Industrial light fixtures have been de rigeur in the kitchen since stainless took over as the metal of choice. The oversized pendant lights on the left evoke 30s/40s elegance in a thoroughly modern kitchen, while the (tiny picture of the) green wall-mounted beasties on the right from Desire to Inspire's fab site are a little more turn of the 20th century.

Actually, get ready to see a lot of pics from Desire to Inspire because Kim is remodeling her own kitchen and she and I share similar taste in fixtures, including articulated lamps like the ones I posted about recently.

The Style Files also showcases some great kitchens, including this very simple one with gargantuan pendant lights:

style files

Speaking of lights with titanic proportions, check out this baby from CB2:

cb2

She is very sexy, no? Like a polished fusilage or jet afterburner, whatever those things are. Too bad that rug is KILLING me. Too small, too red, too marled. Actually, I like marled things... I just had to add one more insult for a little bit of tertiary symmetry.

Time for some retail therapy:

pendants and sconces

Pendants and sconces and a SCISSOR lamp, oh my! All from Pottery Barn -- seriously -- except for the bottom left one, which is from Restoration Hardware.

I have a rabid scissor lamp fetish... start snatching them up where you can because people are getting fizzy over them on Ebay. I kind of think either super sleek or super crazy, like this funky green pair from Radio Guy:

radio guy

Radio Guy has some awesome fixtures (plus a ton of really weird masks and mannequins) in a more turn of the century vein, and I can definitely get down with some old school shizz, like these cage lights from Rewire.

rewire

Hotness! These are from 1915-1920, and Rewire says they're shown with Edison bulbs. Can you even buy those anymore??? (Totally unnecessary aside: maybe they should be called Tesla bulbs, since Edison was such a damn dirty thief...) Whereas the 30s/40s sleek chrome fixtures would be fabulous with more rustic materials, I think these antique fixtures need a more modern backdrop to give them bite.

Par example, check out this hot number via Desire to Inspire:

desire to imspire

Perfect combination of all that is good: bare natural materials in conjunction with clean hard lines, and to accessorize: THE MOST AMAZING LAMP EVER (check check and checkmate).

fortuny lamp

Bongiorno, I am the the most amazing lamp EVER, designed by maestro Mariano Fortuny in 1907. Yes, that Mariano Fortuny. I may be over 100 years old, but I look as fresh as a newborn babe, and I represent all that is holy and good in the lighting universe. As a matter of fact, even though I was originally designed with theatrical and photographic industries (wink, wink!) in mind, I am so hot that no one would dare think of hiding me behind a curtain. Because I'm hot. And Italian. And expensive. And did I mention hot?

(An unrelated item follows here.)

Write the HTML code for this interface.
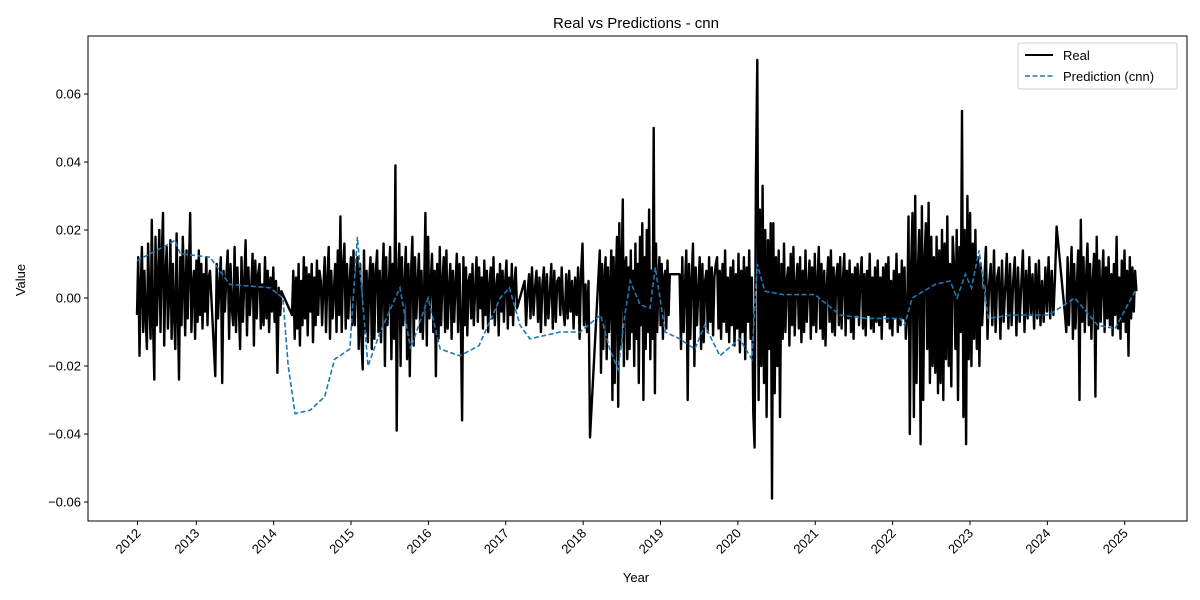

There's no topping that. But I shall press on bravely.

desire to inspire

Some more inspiring images via Desire to Inspire, soon to be followed by a veritable onslaught of retail lighting goodness.

floor lamps

Floor lamps that aren't as cool as the Fortuny, but we can't all be gazillionaires: Clockwise from the top left we have Restoration Hardware, Pottery Barn (!), Chiasso (that hunk of steel is over 6 feet tall), and Pottery Barn (again!!).

And for those of us that aren't even thousandaires (thanks, Reaganomics!), even Ikea has some good lights with game:

ikea

Wouldn't it be cool if that sconce were really that big? Like four feet tall? Wouldn't it also be cool if it took a regular bulb instead of a halogen one???

You all know by now that I'm partial to brass and gold, but maybe I'll take my cue from fashion and mix and match metals with abandon.

floor lamps

All lamps from Circa Lighting, which is fast becoming a favorite, except for the top right, which is from CB2 (another perennial provider).

Even Sundance is busting out with goodies, like this Luminary Lamp. Yeah. Sundance

sundance

Stay tuned for my next post on Friday, where I fully intend to cover industrial furnishings that are totally unrelated to lighting. Because in my world, there are only two categories: lighting and not lighting. In the meantime, try not to get too overwhelmed by all of the choices out there and end up like this guy:

pand dan

Electricity is dangerous, and something tells me he may want to step away from the wires.